We are also developing additional ways to meet the needs of our members. Developing a non-profit organization staffed with loyal volunteers grappling with finances, retention, and the intention to be collaborative and open to varying ideas and theoretical models is intrinsically challenging.

What the obstacles have been

The IAAC has implemented the complicated process of grandfathering SCAC coaches. This took longer than imagined.  Several factors have slowed the pace of the progress over the past two years. In particular:

  • The terms of founding members of the Institute expired. Some members resigned. The Founding Board had to develop a strategy to transition to a new board of directors. And The new board had to be integrated into the processes and educated about the status of the organization.
  • Volunteers came and went as time and professional life allowed.
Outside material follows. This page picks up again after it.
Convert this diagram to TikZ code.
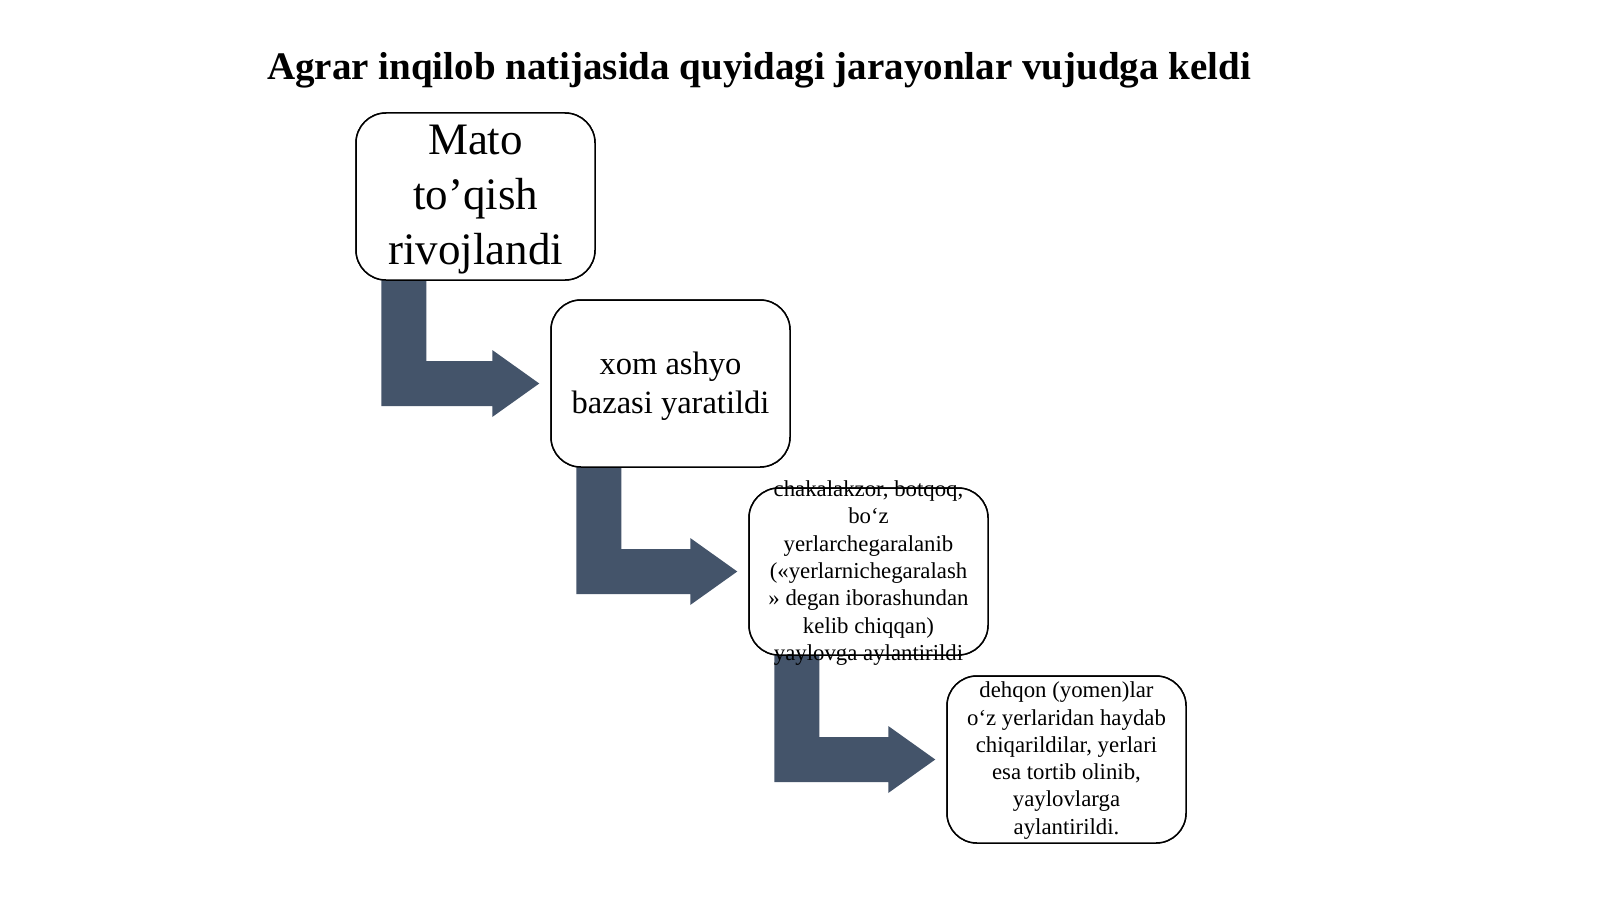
\documentclass[tikz,border=0pt]{standalone}
\usepackage{fontspec}
\setmainfont{Liberation Serif}
\usetikzlibrary{calc}
\definecolor{blkcol}{HTML}{44546A}
\tikzset{
  box/.style={draw=black, fill=white, line width=0.75pt, rounded corners=15pt,
    minimum width=119.5pt, minimum height=83.5pt, inner sep=0pt},
  boxtext/.style={align=center, inner sep=0pt, text=black},
  blk/.style={fill=blkcol}
}
\newcommand\blkarrow[2]{%
  \fill[blk] ($(#1.south west)+(26,-5)$) coordinate (A) -- ++(45,0)
    |- ($(#2.west)+(-58,-22.5)$) -- ++(0,-11) -- ($(#2.west)+(-11,0)$)
    -- ($(#2.west)+(-58,33.5)$) -- ++(0,-11) -| (A) -- cycle;}
\begin{document}
\begin{tikzpicture}[x=0.5pt,y=-0.5pt]
\useasboundingbox[fill=white] (0,0) rectangle (1600,899);
\node[boxtext, font=\fontsize{19.5}{23}\selectfont\bfseries] (title) at (759,70)
  {Agrar inqilob natijasida quyidagi jarayonlar vujudga keldi};
\path (475.5,196.5) coordinate (c1) (670.5,383.5) coordinate (c2)
      (868.5,571.5) coordinate (c3) (1066.5,759.5) coordinate (c4);
\node[box] (b1) at (c1) {};
\node[box] (b2) at (c2) {};
\node[box] (b3) at (c3) {};
\node[box] (b4) at (c4) {};
\blkarrow{b1}{b2}
\blkarrow{b2}{b3}
\blkarrow{b3}{b4}
\node[box] at (c1) {};
\node[box] at (c2) {};
\node[box] at (c3) {};
\node[box] at (c4) {};
\node[boxtext, font=\fontsize{22.5}{27.5}\selectfont] (t1) at ($(b1.center)+(0,3)$)
  {Mato\\to’qish\\rivojlandi};
\node[boxtext, font=\fontsize{16.25}{19.5}\selectfont] (t2) at ($(b2.center)+(0,3)$)
  {xom ashyo\\bazasi yaratildi};
\node[boxtext, font=\fontsize{11.4}{13.65}\selectfont] (t3) at ($(b3.center)+(0,1.5)$)
  {chakalakzor, botqoq,\\bo‘z\\yerlarchegaralanib\\(«yerlarnichegaralash\\» degan iborashundan\\kelib chiqqan)\\yaylovga aylantirildi};
\node[boxtext, font=\fontsize{11.4}{13.65}\selectfont] (t4) at ($(b4.center)+(0,1)$)
  {dehqon (yomen)lar\\o‘z yerlaridan haydab\\chiqarildilar, yerlari\\esa tortib olinib,\\yaylovlarga\\aylantirildi.};
\end{tikzpicture}
\end{document}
The Credentialing Commission, responsible for all aspects of assessment and evaluation, lost a number of vital individuals.
  • Funds and assistance had to be found to upgrade the computer aspects of a complex virtual community. Plans for phase 2, regular certification, had to be delayed because of computer systems complications.

What’s next?

The most pressing need is to add additional volunteers. Currently we are working to recruit credentialed ADHD coaches to aid in the Credentialing processes and other volunteers to formulate plans for future expansion and development. Preparations are under way for upcoming certification and beyond.

Elections for new Board members whose terms of service will end in 2011 will be held in the coming months. Nominations by the membership will be invited.